## SHORT TASK:
Pick out every line with the word "seaborn" and copy it.

## DATASET SECTION:
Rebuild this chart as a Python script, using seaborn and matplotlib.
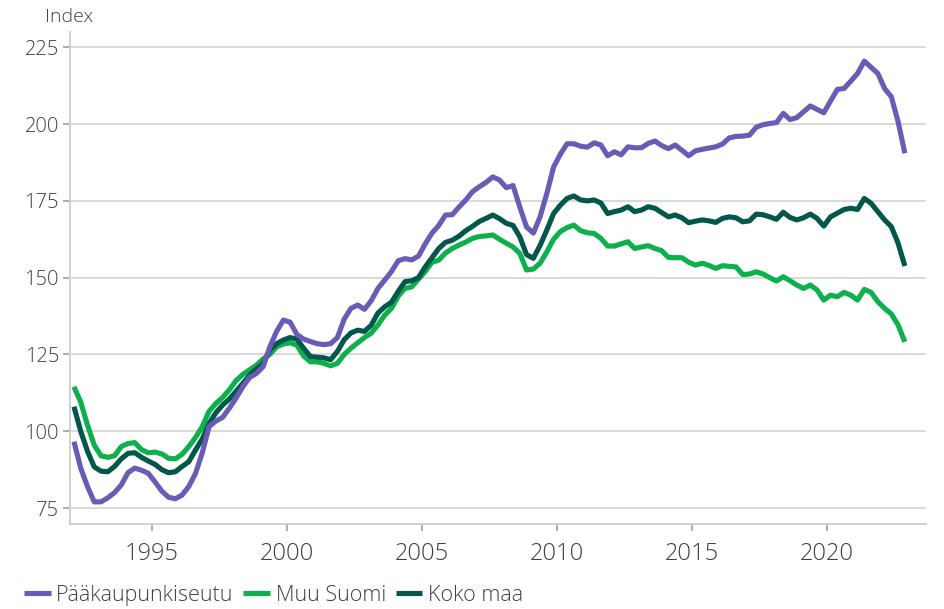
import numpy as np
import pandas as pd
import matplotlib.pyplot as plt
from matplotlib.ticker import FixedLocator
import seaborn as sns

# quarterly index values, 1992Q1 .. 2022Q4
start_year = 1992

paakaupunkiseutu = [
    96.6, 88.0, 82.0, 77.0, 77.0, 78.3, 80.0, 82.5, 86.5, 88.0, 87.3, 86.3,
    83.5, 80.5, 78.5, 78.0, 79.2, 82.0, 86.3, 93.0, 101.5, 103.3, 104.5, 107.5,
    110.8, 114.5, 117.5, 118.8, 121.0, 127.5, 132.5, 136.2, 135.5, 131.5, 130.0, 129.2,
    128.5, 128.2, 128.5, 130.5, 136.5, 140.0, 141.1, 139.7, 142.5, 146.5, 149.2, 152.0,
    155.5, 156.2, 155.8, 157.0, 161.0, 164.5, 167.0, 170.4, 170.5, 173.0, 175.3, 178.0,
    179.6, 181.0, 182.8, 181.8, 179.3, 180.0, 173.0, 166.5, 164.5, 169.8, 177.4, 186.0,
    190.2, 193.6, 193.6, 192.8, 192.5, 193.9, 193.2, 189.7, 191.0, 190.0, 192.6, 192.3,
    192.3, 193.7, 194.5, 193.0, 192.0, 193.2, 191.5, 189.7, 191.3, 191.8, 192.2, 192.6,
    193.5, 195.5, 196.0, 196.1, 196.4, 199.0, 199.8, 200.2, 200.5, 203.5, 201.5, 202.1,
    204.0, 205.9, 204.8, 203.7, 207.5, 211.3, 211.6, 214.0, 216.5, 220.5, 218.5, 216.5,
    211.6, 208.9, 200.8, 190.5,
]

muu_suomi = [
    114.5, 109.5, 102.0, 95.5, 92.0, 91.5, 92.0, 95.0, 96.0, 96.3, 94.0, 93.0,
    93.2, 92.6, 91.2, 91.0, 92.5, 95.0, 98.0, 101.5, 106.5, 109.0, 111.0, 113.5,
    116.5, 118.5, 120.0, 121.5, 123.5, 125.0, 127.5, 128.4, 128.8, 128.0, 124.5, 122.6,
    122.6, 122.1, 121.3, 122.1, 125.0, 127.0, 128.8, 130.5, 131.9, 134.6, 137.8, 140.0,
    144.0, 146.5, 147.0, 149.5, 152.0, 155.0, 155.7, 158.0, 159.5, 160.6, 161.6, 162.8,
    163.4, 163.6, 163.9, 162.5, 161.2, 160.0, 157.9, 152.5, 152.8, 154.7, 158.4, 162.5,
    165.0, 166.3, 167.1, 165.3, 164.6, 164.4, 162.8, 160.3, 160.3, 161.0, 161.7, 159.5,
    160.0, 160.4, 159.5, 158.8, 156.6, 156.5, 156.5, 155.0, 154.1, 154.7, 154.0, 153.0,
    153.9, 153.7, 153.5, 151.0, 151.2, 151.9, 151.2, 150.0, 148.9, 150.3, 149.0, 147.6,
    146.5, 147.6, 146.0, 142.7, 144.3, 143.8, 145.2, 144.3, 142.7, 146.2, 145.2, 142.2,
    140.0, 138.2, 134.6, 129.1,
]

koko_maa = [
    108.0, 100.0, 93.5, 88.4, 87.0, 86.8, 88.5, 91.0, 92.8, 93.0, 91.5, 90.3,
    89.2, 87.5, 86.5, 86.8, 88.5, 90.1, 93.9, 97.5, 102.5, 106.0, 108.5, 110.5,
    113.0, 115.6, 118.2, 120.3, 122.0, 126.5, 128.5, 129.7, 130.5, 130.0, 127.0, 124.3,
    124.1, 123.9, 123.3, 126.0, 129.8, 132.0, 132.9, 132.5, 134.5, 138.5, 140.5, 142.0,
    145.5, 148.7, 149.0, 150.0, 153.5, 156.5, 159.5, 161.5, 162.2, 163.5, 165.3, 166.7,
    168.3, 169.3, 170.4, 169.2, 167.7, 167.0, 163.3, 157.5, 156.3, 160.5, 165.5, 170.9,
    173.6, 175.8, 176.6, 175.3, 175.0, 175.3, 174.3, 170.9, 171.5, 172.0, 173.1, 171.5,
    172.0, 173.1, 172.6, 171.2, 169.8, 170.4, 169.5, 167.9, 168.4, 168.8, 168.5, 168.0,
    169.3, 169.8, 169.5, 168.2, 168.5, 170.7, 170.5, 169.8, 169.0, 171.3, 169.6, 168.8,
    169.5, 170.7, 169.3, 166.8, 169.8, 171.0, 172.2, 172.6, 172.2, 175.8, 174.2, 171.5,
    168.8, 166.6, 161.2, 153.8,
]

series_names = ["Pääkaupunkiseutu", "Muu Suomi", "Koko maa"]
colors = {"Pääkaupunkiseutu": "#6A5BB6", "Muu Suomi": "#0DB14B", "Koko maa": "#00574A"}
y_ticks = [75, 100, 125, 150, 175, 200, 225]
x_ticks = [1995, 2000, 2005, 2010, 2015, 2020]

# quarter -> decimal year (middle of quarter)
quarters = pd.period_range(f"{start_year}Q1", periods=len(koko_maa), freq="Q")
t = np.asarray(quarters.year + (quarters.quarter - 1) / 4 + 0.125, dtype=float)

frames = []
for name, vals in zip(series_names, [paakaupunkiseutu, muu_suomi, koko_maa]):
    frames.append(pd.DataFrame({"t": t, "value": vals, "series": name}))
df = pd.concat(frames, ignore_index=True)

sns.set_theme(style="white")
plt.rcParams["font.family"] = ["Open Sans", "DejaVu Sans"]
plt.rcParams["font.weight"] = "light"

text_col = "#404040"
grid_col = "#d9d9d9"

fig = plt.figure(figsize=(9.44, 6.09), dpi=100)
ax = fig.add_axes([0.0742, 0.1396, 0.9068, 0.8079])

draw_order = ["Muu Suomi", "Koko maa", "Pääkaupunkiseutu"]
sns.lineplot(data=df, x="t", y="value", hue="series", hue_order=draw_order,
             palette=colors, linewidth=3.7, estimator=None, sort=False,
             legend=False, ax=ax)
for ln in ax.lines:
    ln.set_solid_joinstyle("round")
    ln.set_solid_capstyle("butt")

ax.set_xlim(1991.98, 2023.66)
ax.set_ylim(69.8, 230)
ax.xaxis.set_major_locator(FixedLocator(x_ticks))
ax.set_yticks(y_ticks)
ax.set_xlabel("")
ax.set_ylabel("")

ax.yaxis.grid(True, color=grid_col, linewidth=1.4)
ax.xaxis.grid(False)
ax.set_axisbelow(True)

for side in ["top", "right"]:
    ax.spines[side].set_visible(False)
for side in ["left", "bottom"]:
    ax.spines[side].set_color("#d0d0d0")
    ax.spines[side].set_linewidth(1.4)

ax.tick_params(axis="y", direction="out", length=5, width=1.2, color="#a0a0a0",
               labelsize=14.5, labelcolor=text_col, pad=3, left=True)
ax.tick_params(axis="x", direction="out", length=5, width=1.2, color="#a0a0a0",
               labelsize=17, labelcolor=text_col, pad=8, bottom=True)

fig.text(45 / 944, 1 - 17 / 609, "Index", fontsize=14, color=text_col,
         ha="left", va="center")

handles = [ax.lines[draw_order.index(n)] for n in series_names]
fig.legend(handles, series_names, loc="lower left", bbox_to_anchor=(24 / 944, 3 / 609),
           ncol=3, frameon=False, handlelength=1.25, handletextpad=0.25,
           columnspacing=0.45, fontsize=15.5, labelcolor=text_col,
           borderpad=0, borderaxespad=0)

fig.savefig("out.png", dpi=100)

## EXERCISE SOLUTION:
Rebuild this chart as a Python script, using seaborn and matplotlib.
import seaborn as sns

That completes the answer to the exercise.